If there’s nothing certain, as Ol’ Ben put it, but death and taxes, Hamlet wrestled with only part of the question in his most famous soliloquy:
To be, or not to be…. For in that sleep of death, what dreams may come!
(This passage must set the record for titles derived from a single chunk of text. Off the top of my head: What Dreams May Come, with Robin Williams. The Undiscovered Country, Star Trek. To Be or Not to Be, starring Jack Benny. Perchance to Dream, a book by the late Robert B. Parker. And I’ll bet there are at least a few more.)
Anyway, so Hamlet spoke on death. He covers taxes, too:
This heavy-headed revel, east and west, makes us traduced and taxed.
But it was another tax I’ve been thinking of lately, the tax to browse content on the Internet.
Advertising.
I have no problem with advertising per se. It’s a trade I’ve been willing to accept: Pay for my content by positioning ads where I can see them. Up to now, I’ve been content with that trade.

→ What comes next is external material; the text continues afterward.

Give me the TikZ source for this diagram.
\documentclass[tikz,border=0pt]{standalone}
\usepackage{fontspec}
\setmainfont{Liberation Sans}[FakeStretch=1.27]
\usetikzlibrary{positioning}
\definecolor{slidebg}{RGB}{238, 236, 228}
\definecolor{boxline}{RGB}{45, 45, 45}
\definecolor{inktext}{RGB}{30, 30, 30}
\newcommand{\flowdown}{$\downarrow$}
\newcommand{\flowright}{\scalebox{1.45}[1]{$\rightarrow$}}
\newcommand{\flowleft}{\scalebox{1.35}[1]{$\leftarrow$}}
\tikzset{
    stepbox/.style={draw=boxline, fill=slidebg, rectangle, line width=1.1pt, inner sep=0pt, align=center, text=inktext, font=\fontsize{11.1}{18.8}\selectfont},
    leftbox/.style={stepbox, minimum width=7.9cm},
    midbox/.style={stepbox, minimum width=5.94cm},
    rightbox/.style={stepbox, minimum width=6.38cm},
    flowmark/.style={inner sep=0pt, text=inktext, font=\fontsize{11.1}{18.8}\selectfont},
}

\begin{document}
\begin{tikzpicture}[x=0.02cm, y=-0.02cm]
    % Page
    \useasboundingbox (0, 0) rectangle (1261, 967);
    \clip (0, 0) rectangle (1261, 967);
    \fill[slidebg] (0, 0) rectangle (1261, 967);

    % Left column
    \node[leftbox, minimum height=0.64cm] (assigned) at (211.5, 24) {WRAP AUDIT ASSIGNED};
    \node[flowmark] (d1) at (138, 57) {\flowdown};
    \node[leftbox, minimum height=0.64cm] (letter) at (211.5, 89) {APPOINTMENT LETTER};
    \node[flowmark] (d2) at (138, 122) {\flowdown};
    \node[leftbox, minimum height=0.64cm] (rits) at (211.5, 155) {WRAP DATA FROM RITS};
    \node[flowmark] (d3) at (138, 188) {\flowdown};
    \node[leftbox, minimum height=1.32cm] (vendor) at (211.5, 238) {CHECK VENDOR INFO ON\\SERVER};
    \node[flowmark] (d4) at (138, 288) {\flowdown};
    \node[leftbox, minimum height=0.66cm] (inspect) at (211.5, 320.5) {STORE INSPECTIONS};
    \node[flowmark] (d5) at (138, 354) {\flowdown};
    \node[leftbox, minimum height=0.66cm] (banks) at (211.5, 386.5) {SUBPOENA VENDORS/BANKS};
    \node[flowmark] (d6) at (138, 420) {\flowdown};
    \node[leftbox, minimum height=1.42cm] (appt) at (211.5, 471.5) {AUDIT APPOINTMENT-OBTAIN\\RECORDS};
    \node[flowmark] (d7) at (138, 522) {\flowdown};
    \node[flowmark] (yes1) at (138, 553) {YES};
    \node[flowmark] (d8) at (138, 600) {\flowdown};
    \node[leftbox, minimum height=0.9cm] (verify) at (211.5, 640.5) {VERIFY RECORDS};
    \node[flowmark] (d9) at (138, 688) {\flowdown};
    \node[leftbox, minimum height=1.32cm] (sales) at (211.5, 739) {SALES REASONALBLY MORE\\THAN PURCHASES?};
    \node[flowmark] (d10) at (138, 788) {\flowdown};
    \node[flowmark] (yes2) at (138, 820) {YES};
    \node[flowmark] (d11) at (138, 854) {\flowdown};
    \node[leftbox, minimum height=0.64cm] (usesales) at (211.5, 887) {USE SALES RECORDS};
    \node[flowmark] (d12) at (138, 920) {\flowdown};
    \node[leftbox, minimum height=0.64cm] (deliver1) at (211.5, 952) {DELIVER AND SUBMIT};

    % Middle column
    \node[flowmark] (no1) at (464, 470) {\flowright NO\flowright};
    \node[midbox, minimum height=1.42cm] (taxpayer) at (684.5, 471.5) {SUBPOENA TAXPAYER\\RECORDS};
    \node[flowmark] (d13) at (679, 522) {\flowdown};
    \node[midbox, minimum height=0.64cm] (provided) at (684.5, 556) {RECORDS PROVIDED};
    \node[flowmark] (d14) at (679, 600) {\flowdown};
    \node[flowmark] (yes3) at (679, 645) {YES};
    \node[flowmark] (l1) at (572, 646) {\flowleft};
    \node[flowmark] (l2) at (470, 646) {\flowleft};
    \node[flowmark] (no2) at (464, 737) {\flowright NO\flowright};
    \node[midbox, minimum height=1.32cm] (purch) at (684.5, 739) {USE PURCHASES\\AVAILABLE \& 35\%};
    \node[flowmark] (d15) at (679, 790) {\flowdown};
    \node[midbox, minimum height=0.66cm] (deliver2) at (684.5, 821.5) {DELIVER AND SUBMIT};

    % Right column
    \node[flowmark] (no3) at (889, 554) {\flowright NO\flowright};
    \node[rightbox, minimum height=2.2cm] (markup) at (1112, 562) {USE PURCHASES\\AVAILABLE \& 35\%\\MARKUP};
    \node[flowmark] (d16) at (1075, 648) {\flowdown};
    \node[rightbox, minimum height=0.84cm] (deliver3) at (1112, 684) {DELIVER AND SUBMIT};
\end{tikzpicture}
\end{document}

However, in the past few months, advertisers have, I believe, failed to uphold the implicit bargain as we struck it some years ago:
- There are an increasing number of interstitial ads, ads I must wait out or dismiss before seeing the content I clicked on. I don’t like it, but I understand it.
- The on-page ads have begun increasingly to use Flash, suck up bandwidth, and delay access to and responsiveness of the page I sought.

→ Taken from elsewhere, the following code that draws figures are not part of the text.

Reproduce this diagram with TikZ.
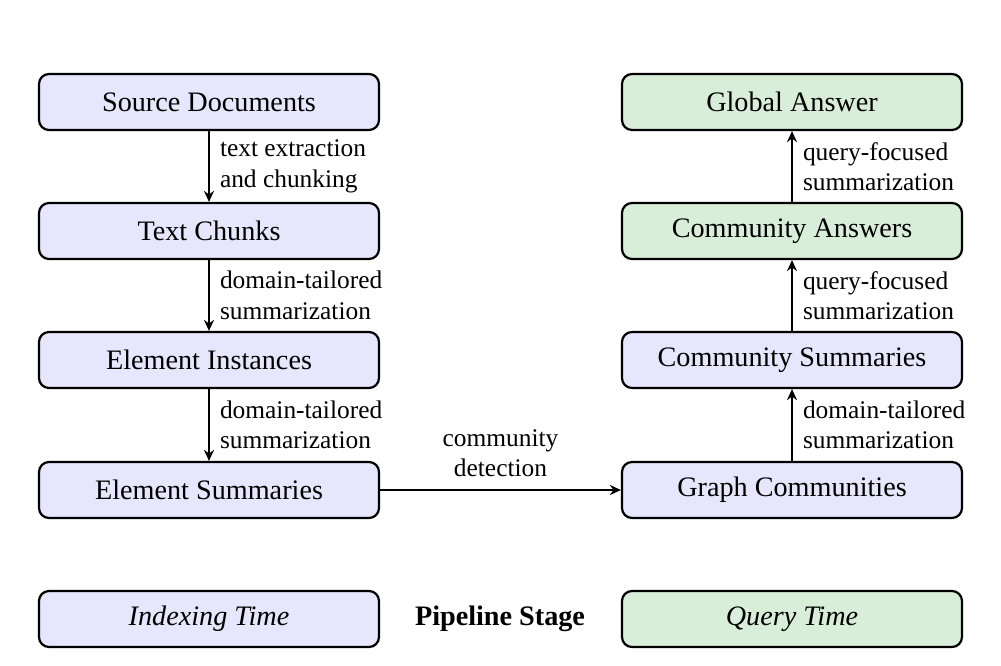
\documentclass[tikz,border=0pt]{standalone}
\usepackage{fontspec}
\setmainfont{Liberation Serif}
\usetikzlibrary{arrows.meta}
\definecolor{idxfill}{RGB}{230,230,252}
\definecolor{qryfill}{RGB}{217,238,217}
\begin{document}
\begin{tikzpicture}[x=0.5pt,y=-0.5pt,
  stagebox/.style={draw=black,line width=1.1pt,rounded corners=5pt,minimum width=170pt,minimum height=28pt,inner sep=0pt,font=\fontsize{14.1}{17}\selectfont},
  idx/.style={stagebox,fill=idxfill},
  qry/.style={stagebox,fill=qryfill},
  flow/.style={line width=1pt,-{Stealth[length=5.5pt,width=5pt,inset=1.8pt]}},
  lbl/.style={font=\fontsize{12.7}{15.2}\selectfont,align=left,inner sep=0pt}]
\useasboundingbox (0,0) rectangle (1001,665);
% left column
\node[idx] (src) at (209,102) {Source Documents};
\node[idx] (chk) at (209,231) {Text Chunks};
\node[idx] (ein) at (209,360) {Element Instances};
\node[idx] (esu) at (209,490) {Element Summaries};
% right column
\node[qry] (gan) at (792,102) {Global Answer};
\node[qry] (can) at (792,231) {Community Answers};
\node[idx] (csu) at (792,360) {Community Summaries};
\node[idx] (gco) at (792,490) {Graph Communities};
% legend
\node[idx] (itime) at (209,619) {\itshape Indexing Time};
\node[font=\fontsize{14.1}{17}\selectfont\bfseries] (pst) at (500,619) {Pipeline Stage};
\node[qry] (qtime) at (792,619) {\itshape Query Time};
% arrows
\draw[flow] (src) -- (chk) node[midway,right=5pt,lbl] {text extraction\\and chunking};
\draw[flow] (chk) -- (ein) node[midway,right=5pt,lbl] {domain-tailored\\summarization};
\draw[flow] (ein) -- (esu) node[midway,right=5pt,lbl] {domain-tailored\\summarization};
\draw[flow] (esu) -- (gco) node[midway,above=6pt,lbl,align=center] {community\\detection};
\draw[flow] (gco) -- (csu) node[midway,right=5pt,lbl] {domain-tailored\\summarization};
\draw[flow] (csu) -- (can) node[midway,right=5pt,lbl] {query-focused\\summarization};
\draw[flow] (can) -- (gan) node[midway,right=5pt,lbl] {query-focused\\summarization};
\end{tikzpicture}
\end{document}
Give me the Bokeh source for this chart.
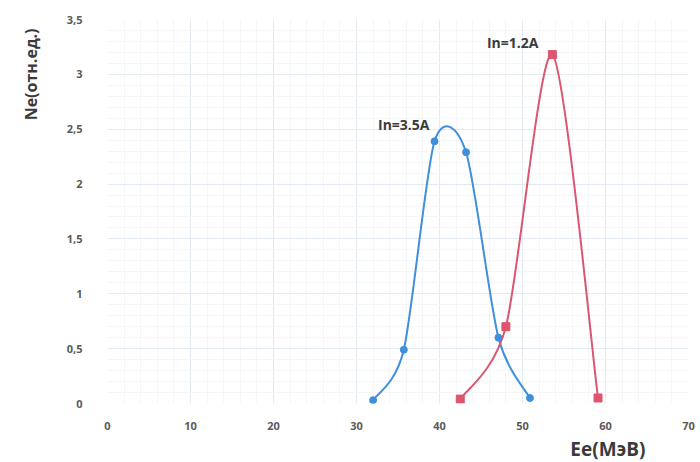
from bokeh.plotting import figure
from bokeh.models import Label, Range1d, FixedTicker, Title
from bokeh.embed import file_html
from bokeh.resources import INLINE

# --- data ---
blue_x = [32.0, 35.7, 39.4, 43.2, 47.1, 50.9]
blue_y = [0.03, 0.49, 2.39, 2.29, 0.60, 0.05]
red_x = [42.5, 48.0, 53.6, 59.1]
red_y = [0.04, 0.70, 3.18, 0.05]
blue_name = "In=3.5A"
red_name = "In=1.2A"
x_ticks = [0, 10, 20, 30, 40, 50, 60, 70]
y_ticks = [0, 0.5, 1, 1.5, 2, 2.5, 3, 3.5]
y_tick_labels = ["0", "0,5", "1", "1,5", "2", "2,5", "3", "3,5"]
x_title = "Ee(МэВ)"
y_title = "Ne(отн.ед.)"


def smooth_segments(xs, ys, k=1 / 7.5):
    # Catmull-Rom style bezier control points (smoothed spreadsheet line)
    n = len(xs)
    seg = dict(x0=[], y0=[], x1=[], y1=[], cx0=[], cy0=[], cx1=[], cy1=[])
    for i in range(n - 1):
        p0 = (xs[max(i - 1, 0)], ys[max(i - 1, 0)])
        p1 = (xs[i], ys[i])
        p2 = (xs[i + 1], ys[i + 1])
        p3 = (xs[min(i + 2, n - 1)], ys[min(i + 2, n - 1)])
        seg["x0"].append(p1[0]); seg["y0"].append(p1[1])
        seg["x1"].append(p2[0]); seg["y1"].append(p2[1])
        seg["cx0"].append(p1[0] + (p2[0] - p0[0]) * k)
        seg["cy0"].append(p1[1] + (p2[1] - p0[1]) * k)
        seg["cx1"].append(p2[0] - (p3[0] - p1[0]) * k)
        seg["cy1"].append(p2[1] - (p3[1] - p1[1]) * k)
    return seg


BLUE = "#3f8fdc"
RED = "#dc5670"
TXT = "#3a3a3a"
TICK = "#5a5a5a"

p = figure(width=696, height=462, output_backend="svg", toolbar_location=None,
           x_range=Range1d(0, 70), y_range=Range1d(0, 3.5),
           min_border_left=107, min_border_right=8, min_border_top=19,
           min_border_bottom=59)
p.outline_line_color = None
p.background_fill_color = "white"
p.border_fill_color = "white"

p.xaxis.ticker = FixedTicker(ticks=x_ticks, minor_ticks=list(range(0, 71, 2)))
p.yaxis.ticker = FixedTicker(ticks=y_ticks, minor_ticks=[v / 10 for v in range(0, 36)])
p.yaxis.major_label_overrides = {t: l for t, l in zip(y_ticks, y_tick_labels)}
for ax in (p.xaxis, p.yaxis):
    ax.axis_line_color = None
    ax.major_tick_line_color = None
    ax.minor_tick_line_color = None
    ax.major_label_text_font = "Open Sans"
    ax.major_label_text_font_style = "bold"
    ax.major_label_text_font_size = "11px"
    ax.major_label_text_color = TICK
p.xaxis.major_label_standoff = 12
p.yaxis.major_label_standoff = 19

p.xgrid.grid_line_color = "#e4eaf1"
p.ygrid.grid_line_color = "#e4eaf1"
p.xgrid.minor_grid_line_color = "#f4f6f9"
p.ygrid.minor_grid_line_color = "#f4f6f9"

bs = smooth_segments(blue_x, blue_y)
p.bezier(source=bs, x0="x0", y0="y0", x1="x1", y1="y1", cx0="cx0", cy0="cy0",
         cx1="cx1", cy1="cy1", line_color=BLUE, line_width=2)
rs = smooth_segments(red_x, red_y)
p.bezier(source=rs, x0="x0", y0="y0", x1="x1", y1="y1", cx0="cx0", cy0="cy0",
         cx1="cx1", cy1="cy1", line_color=RED, line_width=2)

p.scatter(blue_x, blue_y, marker="circle", size=7, fill_color=BLUE, line_color=BLUE)
p.scatter(red_x, red_y, marker="square", size=8, fill_color=RED, line_color=RED)

p.add_layout(Label(x=blue_x[2], y=blue_y[2], x_offset=-5, y_offset=17,
                   text=blue_name, text_align="right", text_baseline="middle",
                   text_font="Open Sans", text_font_style="bold",
                   text_font_size="14px", text_color=TXT))
p.add_layout(Label(x=red_x[2], y=red_y[2], x_offset=-14, y_offset=12,
                   text=red_name, text_align="right", text_baseline="middle",
                   text_font="Open Sans", text_font_style="bold",
                   text_font_size="14px", text_color=TXT))

# axis titles as side titles
p.add_layout(Title(text=x_title, align="right", vertical_align="bottom",
                   text_font="Open Sans", text_font_style="bold",
                   text_font_size="19px", text_color=TXT,
                   offset=43, standoff=2), "below")
p.add_layout(Title(text=y_title, align="right", vertical_align="top",
                   text_font="Open Sans", text_font_style="bold",
                   text_font_size="16px", text_color=TXT,
                   offset=9, standoff=39), "left")

open("out.html", "w").write(file_html(p, INLINE))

The latter has caused me to reach a breaking point — minor as it may be — and do something I vowed a year ago I wouldn’t do.
I installed Firefox so that I could use AdBlock Plus.

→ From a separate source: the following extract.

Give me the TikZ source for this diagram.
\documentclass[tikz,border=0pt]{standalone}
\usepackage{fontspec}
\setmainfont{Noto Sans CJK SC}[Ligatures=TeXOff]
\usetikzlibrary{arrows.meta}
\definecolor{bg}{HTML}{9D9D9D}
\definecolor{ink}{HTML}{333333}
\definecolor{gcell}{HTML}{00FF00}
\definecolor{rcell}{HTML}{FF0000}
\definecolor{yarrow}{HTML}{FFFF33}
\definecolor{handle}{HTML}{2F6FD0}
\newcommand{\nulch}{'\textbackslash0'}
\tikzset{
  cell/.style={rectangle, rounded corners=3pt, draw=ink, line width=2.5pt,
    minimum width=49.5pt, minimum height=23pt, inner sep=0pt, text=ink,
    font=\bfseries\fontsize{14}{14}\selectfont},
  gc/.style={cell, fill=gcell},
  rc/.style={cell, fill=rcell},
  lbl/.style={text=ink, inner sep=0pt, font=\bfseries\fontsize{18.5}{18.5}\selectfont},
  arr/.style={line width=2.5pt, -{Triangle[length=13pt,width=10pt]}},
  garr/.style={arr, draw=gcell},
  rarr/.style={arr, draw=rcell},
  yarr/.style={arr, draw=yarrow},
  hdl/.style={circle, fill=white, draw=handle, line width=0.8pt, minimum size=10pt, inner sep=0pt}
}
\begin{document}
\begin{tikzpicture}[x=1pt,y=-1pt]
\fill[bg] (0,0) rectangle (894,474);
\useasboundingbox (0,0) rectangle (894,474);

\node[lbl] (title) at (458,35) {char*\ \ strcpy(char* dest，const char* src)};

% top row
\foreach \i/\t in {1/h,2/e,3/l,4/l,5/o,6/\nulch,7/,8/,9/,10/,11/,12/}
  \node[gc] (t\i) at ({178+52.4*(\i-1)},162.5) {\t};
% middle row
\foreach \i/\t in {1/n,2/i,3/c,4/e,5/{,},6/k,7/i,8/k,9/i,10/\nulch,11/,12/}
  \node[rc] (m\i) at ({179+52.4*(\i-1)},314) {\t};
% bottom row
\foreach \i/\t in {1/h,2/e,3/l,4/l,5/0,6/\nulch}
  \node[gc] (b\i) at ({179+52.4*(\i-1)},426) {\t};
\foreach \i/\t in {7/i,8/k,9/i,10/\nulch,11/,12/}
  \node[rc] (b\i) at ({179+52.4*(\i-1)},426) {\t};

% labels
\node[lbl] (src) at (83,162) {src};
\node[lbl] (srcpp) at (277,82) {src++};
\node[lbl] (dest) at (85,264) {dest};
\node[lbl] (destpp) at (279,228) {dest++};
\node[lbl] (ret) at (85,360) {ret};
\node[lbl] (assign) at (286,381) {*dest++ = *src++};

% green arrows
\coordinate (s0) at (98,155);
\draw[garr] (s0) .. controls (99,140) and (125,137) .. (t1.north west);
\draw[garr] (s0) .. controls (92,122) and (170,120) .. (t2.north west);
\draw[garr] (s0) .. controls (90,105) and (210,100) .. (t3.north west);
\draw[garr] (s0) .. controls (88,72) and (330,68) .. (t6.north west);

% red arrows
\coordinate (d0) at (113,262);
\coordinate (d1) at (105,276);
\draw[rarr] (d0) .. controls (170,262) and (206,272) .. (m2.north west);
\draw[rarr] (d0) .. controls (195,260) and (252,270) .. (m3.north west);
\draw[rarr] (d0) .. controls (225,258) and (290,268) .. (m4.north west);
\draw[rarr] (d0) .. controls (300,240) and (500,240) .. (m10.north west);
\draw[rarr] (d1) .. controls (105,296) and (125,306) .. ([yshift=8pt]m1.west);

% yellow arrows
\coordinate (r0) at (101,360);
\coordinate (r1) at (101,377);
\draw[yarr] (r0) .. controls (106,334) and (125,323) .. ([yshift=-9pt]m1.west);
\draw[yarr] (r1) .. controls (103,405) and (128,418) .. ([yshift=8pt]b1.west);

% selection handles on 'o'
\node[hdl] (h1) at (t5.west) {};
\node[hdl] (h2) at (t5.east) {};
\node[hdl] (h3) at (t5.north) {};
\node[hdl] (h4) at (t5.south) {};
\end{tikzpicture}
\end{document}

I pay Comcast for significant bandwidth already. That’s okay, because that’s a fair exchange; if I don’t like their rates, I can go back to Qwest, for example. But I’m tired of advertisers raising the cost of my clicking on content without offering an alternative.
So I have installed my own alternative.
I don’t like Firefox, frankly. It’s clunky compared to both Chrome and IE, though faster than the latter. (Why the heck can’t Mozilla make Ctrl+Tab work? Is it because it’s a Microsoft idea and Not Invented Here? Please!) But AdBlock Plus seems designed for Firefox, and so I’ll trade the inconvenience of Firefox for the convenience of seeing a page before my kids graduate college.
I hate doing this. I feel like I’m breaking a bargain… but I’m not the one who broke the bargain first. If we go back to a world where advertising is lightweight, or if I have alternatives to pay for ad-free content, that’s a different deal. But to the advertisers of the world, I say: Give Me Back My Bandwidth and Responsiveness.
And so, at least for now, advertising is no longer “the undiscovered country from whose bourn no traveler returns.”
Whew. I’m glad I got that off my chest. Now back to our regular scheduled programming.